Stored items from a collection:
>> start

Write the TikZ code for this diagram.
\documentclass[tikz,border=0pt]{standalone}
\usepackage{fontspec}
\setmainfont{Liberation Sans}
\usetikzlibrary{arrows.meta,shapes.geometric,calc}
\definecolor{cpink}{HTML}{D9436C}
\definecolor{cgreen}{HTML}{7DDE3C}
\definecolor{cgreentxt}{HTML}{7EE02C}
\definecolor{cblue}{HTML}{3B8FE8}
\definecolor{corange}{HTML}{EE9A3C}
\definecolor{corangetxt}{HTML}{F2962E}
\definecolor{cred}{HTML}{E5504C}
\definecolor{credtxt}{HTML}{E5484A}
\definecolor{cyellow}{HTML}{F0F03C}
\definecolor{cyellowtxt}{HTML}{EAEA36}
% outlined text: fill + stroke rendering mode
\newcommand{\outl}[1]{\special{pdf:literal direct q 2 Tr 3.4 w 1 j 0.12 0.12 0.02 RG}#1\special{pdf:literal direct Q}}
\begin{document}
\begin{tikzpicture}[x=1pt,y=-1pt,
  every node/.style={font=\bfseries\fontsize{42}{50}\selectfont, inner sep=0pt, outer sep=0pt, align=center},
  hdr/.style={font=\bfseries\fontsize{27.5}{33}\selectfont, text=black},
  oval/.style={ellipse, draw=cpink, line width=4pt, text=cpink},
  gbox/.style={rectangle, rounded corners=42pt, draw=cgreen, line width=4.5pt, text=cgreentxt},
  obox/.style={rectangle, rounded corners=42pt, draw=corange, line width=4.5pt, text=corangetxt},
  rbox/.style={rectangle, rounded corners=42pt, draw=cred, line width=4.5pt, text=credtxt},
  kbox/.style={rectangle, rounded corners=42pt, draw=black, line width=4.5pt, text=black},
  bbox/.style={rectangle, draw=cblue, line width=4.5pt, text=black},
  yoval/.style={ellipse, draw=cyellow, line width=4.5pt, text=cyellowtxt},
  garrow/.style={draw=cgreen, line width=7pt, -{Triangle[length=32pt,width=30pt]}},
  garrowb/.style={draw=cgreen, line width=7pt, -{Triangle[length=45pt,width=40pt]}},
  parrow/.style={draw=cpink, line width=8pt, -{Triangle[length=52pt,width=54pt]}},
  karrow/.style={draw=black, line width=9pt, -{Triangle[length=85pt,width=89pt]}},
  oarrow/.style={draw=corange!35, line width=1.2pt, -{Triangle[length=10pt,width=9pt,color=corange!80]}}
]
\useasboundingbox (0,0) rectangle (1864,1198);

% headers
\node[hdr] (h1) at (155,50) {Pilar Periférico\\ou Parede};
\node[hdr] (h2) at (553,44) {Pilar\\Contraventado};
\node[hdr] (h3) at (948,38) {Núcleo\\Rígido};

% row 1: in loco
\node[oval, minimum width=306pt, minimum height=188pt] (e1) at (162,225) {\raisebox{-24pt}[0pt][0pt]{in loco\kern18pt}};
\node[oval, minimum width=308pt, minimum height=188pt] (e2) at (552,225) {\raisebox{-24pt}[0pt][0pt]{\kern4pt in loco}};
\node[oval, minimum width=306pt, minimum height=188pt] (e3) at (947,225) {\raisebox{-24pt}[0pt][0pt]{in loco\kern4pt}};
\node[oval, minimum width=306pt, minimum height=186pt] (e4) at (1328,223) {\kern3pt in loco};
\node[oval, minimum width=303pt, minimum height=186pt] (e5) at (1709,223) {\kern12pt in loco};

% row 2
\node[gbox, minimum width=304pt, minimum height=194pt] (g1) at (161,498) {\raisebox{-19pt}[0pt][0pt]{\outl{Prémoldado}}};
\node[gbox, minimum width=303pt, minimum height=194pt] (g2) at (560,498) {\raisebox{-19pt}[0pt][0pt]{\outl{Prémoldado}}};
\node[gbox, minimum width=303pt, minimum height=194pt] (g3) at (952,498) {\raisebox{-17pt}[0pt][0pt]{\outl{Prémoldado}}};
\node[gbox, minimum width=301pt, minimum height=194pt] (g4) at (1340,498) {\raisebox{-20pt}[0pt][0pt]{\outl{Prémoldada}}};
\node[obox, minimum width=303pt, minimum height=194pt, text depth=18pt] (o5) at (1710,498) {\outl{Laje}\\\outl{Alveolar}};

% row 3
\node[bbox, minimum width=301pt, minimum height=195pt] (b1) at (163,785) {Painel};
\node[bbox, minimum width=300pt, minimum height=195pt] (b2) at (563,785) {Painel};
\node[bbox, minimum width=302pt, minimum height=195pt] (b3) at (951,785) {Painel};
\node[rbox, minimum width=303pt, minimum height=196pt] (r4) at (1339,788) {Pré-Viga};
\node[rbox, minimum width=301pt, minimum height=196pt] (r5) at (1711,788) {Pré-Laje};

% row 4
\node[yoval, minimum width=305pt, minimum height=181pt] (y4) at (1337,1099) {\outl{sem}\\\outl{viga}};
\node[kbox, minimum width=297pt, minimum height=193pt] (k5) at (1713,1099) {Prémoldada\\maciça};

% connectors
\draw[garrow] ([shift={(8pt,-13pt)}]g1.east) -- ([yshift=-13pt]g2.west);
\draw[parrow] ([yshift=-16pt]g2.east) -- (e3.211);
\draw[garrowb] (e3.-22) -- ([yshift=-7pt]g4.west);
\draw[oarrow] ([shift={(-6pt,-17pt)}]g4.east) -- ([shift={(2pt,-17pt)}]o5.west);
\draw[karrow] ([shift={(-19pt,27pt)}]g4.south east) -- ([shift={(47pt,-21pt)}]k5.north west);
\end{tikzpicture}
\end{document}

>> end
>> start

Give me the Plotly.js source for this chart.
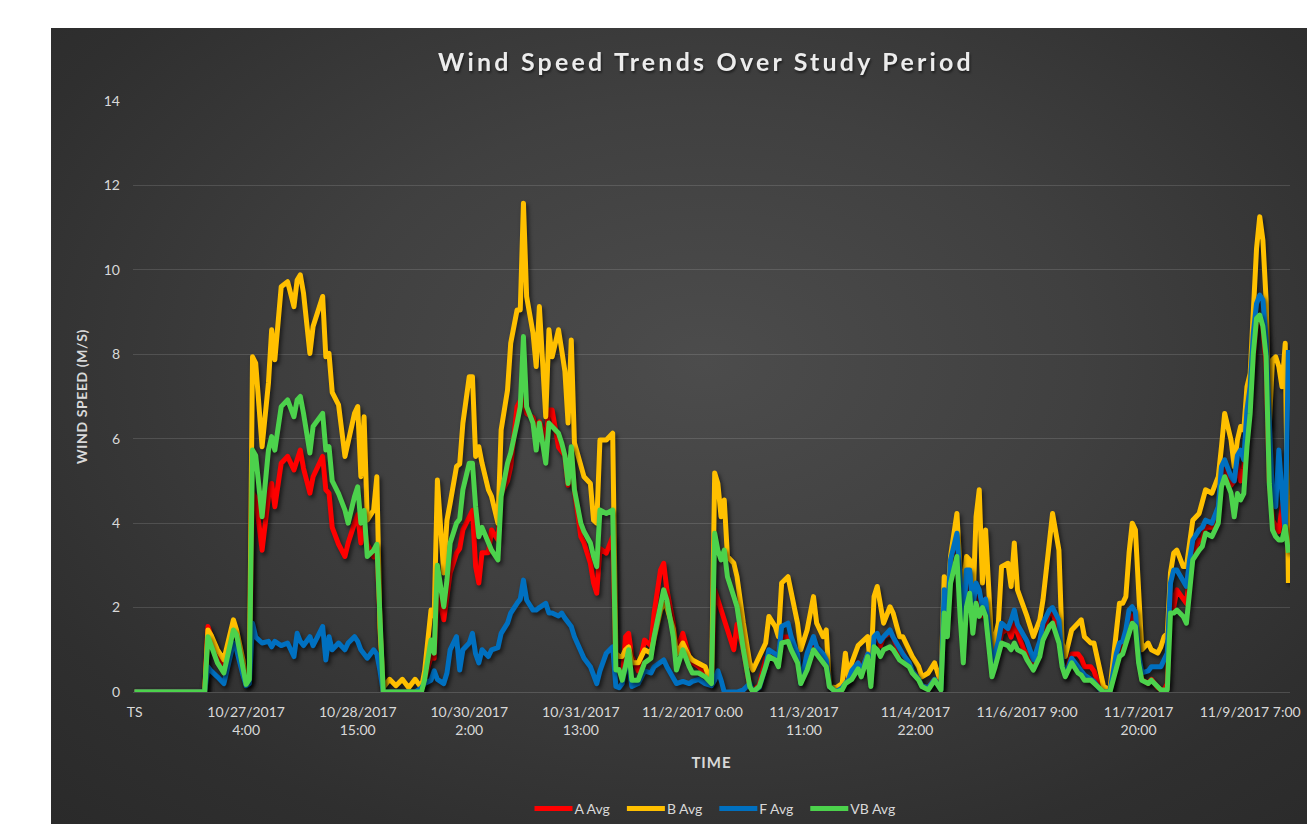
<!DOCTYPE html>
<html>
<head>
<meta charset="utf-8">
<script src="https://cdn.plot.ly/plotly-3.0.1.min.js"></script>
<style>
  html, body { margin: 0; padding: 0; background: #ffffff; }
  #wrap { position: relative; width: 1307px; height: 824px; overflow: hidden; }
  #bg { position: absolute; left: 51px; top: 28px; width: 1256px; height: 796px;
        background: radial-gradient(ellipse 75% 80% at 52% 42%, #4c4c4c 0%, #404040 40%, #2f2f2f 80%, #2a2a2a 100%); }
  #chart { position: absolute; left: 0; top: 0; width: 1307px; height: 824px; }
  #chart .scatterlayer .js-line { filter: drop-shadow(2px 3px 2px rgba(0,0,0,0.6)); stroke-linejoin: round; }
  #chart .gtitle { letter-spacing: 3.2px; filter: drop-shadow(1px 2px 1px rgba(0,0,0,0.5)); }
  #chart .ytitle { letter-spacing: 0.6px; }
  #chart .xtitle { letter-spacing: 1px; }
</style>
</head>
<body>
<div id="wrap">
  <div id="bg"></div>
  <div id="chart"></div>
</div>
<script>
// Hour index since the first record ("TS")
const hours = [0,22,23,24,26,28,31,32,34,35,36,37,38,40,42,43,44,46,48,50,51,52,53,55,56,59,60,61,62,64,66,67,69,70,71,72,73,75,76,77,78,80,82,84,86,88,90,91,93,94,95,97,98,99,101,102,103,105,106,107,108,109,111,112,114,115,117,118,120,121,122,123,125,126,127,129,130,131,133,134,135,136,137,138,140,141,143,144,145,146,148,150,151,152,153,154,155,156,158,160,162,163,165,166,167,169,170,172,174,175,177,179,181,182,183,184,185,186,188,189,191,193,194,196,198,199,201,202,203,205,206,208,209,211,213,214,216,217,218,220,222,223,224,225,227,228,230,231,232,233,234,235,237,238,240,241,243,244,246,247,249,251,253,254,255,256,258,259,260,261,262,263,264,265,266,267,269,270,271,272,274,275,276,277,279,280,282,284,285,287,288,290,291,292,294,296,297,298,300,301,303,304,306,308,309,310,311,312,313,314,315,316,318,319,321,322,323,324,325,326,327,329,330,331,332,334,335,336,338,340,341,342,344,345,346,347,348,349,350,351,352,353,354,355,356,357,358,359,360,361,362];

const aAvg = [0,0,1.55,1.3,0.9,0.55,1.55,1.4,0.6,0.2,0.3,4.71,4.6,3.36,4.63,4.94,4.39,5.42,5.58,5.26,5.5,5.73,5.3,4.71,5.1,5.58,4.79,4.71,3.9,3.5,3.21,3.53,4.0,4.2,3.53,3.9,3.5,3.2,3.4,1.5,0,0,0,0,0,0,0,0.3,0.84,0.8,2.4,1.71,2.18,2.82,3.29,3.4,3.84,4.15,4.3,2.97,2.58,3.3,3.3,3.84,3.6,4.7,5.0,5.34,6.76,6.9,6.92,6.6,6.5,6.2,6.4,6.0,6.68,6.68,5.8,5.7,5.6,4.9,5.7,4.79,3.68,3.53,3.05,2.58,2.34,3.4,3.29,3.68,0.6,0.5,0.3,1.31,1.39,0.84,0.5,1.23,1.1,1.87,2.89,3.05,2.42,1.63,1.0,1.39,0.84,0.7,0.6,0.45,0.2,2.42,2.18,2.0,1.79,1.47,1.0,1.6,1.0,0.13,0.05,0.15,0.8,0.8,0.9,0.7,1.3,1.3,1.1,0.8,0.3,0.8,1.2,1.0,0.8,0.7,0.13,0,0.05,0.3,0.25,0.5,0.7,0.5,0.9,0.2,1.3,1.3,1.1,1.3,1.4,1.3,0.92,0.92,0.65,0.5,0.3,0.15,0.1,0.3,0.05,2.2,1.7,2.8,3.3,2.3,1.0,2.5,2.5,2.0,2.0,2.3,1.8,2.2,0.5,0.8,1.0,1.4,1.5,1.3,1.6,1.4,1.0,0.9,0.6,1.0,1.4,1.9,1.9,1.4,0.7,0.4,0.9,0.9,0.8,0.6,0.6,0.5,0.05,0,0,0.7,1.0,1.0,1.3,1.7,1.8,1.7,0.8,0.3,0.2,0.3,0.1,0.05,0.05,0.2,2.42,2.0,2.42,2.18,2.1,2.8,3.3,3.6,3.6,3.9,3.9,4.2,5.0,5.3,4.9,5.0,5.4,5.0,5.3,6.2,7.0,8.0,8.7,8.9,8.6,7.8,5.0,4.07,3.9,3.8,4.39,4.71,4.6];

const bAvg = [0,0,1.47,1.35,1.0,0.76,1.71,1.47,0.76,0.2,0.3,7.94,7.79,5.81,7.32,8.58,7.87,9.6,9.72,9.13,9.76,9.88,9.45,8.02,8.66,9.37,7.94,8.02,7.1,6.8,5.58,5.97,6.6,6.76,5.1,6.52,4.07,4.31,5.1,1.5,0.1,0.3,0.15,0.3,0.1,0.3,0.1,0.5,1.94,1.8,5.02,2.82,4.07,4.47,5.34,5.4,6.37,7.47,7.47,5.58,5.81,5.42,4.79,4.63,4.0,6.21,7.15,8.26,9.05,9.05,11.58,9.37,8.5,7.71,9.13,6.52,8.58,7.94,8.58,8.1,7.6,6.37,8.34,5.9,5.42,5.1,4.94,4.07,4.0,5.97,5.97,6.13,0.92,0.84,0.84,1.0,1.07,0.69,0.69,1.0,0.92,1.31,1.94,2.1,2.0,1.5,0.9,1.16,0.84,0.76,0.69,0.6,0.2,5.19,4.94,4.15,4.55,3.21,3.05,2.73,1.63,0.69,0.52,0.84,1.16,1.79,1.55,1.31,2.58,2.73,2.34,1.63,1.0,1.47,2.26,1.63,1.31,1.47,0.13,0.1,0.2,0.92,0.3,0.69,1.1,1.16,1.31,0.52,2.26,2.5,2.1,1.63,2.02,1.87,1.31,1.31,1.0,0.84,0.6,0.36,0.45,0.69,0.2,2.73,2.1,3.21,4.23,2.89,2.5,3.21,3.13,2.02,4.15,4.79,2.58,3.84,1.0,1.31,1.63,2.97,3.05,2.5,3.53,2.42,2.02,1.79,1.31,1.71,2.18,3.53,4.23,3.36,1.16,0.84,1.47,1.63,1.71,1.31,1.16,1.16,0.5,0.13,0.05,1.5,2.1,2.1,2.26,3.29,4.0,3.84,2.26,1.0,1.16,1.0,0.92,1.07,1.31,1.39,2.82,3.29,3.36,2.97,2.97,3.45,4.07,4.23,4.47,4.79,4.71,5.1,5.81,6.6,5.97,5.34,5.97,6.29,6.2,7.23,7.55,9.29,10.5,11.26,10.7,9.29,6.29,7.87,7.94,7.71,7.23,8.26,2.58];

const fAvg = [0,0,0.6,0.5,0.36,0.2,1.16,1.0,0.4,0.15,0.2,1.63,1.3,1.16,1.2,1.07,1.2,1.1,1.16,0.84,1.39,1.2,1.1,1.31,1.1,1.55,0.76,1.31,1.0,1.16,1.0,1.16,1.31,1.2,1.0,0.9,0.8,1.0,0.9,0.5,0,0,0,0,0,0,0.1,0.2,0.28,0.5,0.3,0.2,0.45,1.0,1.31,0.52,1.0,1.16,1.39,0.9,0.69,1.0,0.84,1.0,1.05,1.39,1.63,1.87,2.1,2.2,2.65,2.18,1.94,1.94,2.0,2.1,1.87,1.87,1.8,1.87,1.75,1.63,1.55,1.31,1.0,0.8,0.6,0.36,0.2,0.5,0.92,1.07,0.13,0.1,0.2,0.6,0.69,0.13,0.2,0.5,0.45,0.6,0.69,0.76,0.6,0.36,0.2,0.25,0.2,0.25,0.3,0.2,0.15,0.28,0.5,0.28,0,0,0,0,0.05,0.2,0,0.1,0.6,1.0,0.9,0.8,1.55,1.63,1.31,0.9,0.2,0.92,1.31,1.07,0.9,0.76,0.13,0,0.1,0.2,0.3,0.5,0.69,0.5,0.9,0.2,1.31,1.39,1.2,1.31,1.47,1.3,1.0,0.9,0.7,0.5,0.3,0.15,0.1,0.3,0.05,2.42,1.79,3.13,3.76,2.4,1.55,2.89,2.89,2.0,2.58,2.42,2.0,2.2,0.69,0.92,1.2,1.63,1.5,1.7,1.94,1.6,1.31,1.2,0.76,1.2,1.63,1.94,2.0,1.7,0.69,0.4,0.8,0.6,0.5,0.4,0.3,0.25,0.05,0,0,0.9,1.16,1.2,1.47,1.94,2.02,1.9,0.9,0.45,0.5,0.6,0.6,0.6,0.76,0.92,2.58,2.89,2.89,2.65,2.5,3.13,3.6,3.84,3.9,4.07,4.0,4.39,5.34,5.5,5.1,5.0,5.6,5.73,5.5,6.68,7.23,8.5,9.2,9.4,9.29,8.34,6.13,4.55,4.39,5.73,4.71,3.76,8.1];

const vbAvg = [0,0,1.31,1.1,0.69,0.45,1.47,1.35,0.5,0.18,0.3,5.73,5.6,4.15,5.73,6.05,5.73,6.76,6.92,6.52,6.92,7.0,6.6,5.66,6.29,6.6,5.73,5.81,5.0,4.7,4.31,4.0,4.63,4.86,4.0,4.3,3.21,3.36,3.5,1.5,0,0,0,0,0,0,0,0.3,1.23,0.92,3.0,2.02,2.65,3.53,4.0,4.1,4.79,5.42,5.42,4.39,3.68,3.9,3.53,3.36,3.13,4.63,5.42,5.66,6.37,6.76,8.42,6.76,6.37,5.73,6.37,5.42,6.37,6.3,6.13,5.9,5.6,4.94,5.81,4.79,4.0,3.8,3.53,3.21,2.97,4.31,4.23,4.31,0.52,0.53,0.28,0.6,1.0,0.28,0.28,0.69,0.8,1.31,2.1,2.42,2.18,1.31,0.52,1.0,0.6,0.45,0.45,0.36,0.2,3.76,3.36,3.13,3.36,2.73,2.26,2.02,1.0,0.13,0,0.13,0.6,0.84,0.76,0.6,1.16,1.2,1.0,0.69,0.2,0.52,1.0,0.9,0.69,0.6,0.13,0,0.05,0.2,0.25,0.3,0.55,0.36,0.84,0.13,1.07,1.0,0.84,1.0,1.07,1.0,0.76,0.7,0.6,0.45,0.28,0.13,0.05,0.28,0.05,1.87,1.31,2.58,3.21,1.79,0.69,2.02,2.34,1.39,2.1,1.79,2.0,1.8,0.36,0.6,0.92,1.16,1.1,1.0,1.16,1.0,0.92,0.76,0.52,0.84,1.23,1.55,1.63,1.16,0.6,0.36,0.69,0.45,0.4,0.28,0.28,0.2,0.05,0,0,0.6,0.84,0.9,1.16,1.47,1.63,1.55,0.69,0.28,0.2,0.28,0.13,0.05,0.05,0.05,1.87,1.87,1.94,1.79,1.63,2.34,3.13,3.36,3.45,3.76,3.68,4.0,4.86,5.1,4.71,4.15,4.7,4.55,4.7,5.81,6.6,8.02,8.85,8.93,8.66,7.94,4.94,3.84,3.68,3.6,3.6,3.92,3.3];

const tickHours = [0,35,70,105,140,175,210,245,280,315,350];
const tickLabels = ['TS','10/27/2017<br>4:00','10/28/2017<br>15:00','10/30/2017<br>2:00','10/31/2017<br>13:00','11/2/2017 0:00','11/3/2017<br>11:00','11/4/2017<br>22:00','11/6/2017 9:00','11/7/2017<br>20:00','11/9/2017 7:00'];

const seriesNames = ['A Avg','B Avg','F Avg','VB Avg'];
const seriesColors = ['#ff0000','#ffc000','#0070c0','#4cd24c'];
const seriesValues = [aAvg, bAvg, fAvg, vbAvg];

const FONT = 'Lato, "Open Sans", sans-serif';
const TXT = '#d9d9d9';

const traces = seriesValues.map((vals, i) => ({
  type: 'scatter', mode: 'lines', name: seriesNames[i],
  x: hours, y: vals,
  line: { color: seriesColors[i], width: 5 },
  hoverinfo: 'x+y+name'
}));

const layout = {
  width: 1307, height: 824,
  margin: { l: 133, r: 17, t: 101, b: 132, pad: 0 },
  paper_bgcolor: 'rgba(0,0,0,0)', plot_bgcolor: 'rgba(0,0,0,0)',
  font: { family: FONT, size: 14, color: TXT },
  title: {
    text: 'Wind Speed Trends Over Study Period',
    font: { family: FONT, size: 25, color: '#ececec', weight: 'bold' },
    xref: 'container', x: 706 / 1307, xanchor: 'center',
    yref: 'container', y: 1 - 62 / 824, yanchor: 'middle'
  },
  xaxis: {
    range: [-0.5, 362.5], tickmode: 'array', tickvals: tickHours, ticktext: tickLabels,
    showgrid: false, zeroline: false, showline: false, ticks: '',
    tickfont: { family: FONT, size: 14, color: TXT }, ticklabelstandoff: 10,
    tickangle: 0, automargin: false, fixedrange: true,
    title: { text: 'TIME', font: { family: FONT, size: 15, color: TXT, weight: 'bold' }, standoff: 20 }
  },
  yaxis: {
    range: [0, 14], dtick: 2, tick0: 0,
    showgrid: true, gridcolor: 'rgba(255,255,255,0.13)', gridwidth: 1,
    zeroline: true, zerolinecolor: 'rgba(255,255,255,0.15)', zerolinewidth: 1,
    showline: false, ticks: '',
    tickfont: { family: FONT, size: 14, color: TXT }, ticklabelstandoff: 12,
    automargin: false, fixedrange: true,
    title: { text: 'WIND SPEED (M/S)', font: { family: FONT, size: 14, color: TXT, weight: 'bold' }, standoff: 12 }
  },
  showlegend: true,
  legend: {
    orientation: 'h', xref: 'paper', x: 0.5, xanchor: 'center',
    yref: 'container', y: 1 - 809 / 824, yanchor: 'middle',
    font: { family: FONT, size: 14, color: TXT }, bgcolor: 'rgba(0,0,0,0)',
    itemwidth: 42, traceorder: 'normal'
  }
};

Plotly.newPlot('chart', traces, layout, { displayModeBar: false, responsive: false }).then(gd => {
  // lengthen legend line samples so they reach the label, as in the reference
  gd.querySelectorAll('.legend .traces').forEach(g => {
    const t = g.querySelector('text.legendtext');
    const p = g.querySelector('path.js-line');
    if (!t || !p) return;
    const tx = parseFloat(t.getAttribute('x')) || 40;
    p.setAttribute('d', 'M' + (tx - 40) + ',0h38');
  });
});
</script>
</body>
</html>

>> end

Count the lines in the records above that contain the word "this", and give only that number.

*Task result:* 2